_Information shown_
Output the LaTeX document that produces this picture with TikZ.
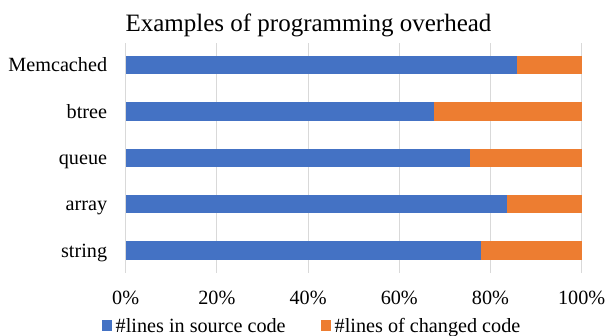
\documentclass[tikz,border=0pt]{standalone}
\usepackage{fontspec}
\setmainfont{Liberation Serif}
\definecolor{barblue}{HTML}{4472C4}
\definecolor{barorange}{HTML}{ED7D31}
\definecolor{gridgray}{HTML}{D9D9D9}
\begin{document}
\begin{tikzpicture}[x=1pt,y=-1pt,
  lbl/.style={font=\fontsize{20.2}{24}\selectfont, inner sep=0pt},
  titlestyle/.style={font=\fontsize{25}{29}\selectfont, inner sep=0pt},
  gridline/.style={draw=gridgray, line width=1pt},
  blueseg/.style={fill=barblue},
  orangeseg/.style={fill=barorange}]
\useasboundingbox (0,0) rectangle (605,335);
\fill[white] (0,0) rectangle (605,335);
% title
\node[titlestyle, anchor=base] (title) at (308.5,31) {Examples of programming overhead};
% grid and tick labels
\foreach \i/\t in {0/0\%,1/20\%,2/40\%,3/60\%,4/80\%,5/100\%}{
  \draw[gridline] ({125.7+91.2*\i},43) -- ({125.7+91.2*\i},273.3);
  \node[lbl, anchor=base] (tick\i) at ({125.7+91.2*\i},304) {\t};
}
% bars
\foreach \c/\v/\n in {65.2/85.9/Memcached, 111.5/67.5/btree, 157.8/75.6/queue, 204.1/83.7/array, 250.4/78.0/string}{
  \fill[blueseg] (125.7,{\c-9.1}) rectangle ({125.7+4.56*\v},{\c+9.1});
  \fill[orangeseg] ({125.7+4.56*\v},{\c-9.1}) rectangle (581.7,{\c+9.1});
  \node[lbl, anchor=base east] (lab-\n) at (107.3,{\c+6.6}) {\n};
}
% legend
\fill[blueseg] (102.3,320.3) rectangle (112.3,330.6);
\node[lbl, anchor=base west] (leg1) at (115.5,332) {\#lines in source code};
\fill[orangeseg] (321,320.3) rectangle (331,330.6);
\node[lbl, anchor=base west] (leg2) at (334.5,332) {\#lines of changed code};
\end{tikzpicture}
\end{document}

_What needs to be done_
From start to finish, output the listing exactly, but omit its pictures.

_Answer to this task_
Output the LaTeX document that produces this picture with TikZ.
\documentclass[tikz,border=0pt]{standalone}
\usepackage{fontspec}
\setmainfont{Liberation Serif}
\definecolor{barblue}{HTML}{4472C4}
\definecolor{barorange}{HTML}{ED7D31}
\definecolor{gridgray}{HTML}{D9D9D9}
\begin{document}
\begin{tikzpicture}[x=1pt,y=-1pt,
  lbl/.style={font=\fontsize{20.2}{24}\selectfont, inner sep=0pt},
  titlestyle/.style={font=\fontsize{25}{29}\selectfont, inner sep=0pt},
  gridline/.style={draw=gridgray, line width=1pt},
  blueseg/.style={fill=barblue},
  orangeseg/.style={fill=barorange}]
\useasboundingbox (0,0) rectangle (605,335);
\fill[white] (0,0) rectangle (605,335);
% title
\node[titlestyle, anchor=base] (title) at (308.5,31) {Examples of programming overhead};
% grid and tick labels
\foreach \i/\t in {0/0\%,1/20\%,2/40\%,3/60\%,4/80\%,5/100\%}{
  \draw[gridline] ({125.7+91.2*\i},43) -- ({125.7+91.2*\i},273.3);
  \node[lbl, anchor=base] (tick\i) at ({125.7+91.2*\i},304) {\t};
}
% bars
\foreach \c/\v/\n in {65.2/85.9/Memcached, 111.5/67.5/btree, 157.8/75.6/queue, 204.1/83.7/array, 250.4/78.0/string}{
  \fill[blueseg] (125.7,{\c-9.1}) rectangle ({125.7+4.56*\v},{\c+9.1});
  \fill[orangeseg] ({125.7+4.56*\v},{\c-9.1}) rectangle (581.7,{\c+9.1});
  \node[lbl, anchor=base east] (lab-\n) at (107.3,{\c+6.6}) {\n};
}
% legend
\fill[blueseg] (102.3,320.3) rectangle (112.3,330.6);
\node[lbl, anchor=base west] (leg1) at (115.5,332) {\#lines in source code};
\fill[orangeseg] (321,320.3) rectangle (331,330.6);
\node[lbl, anchor=base west] (leg2) at (334.5,332) {\#lines of changed code};
\end{tikzpicture}
\end{document}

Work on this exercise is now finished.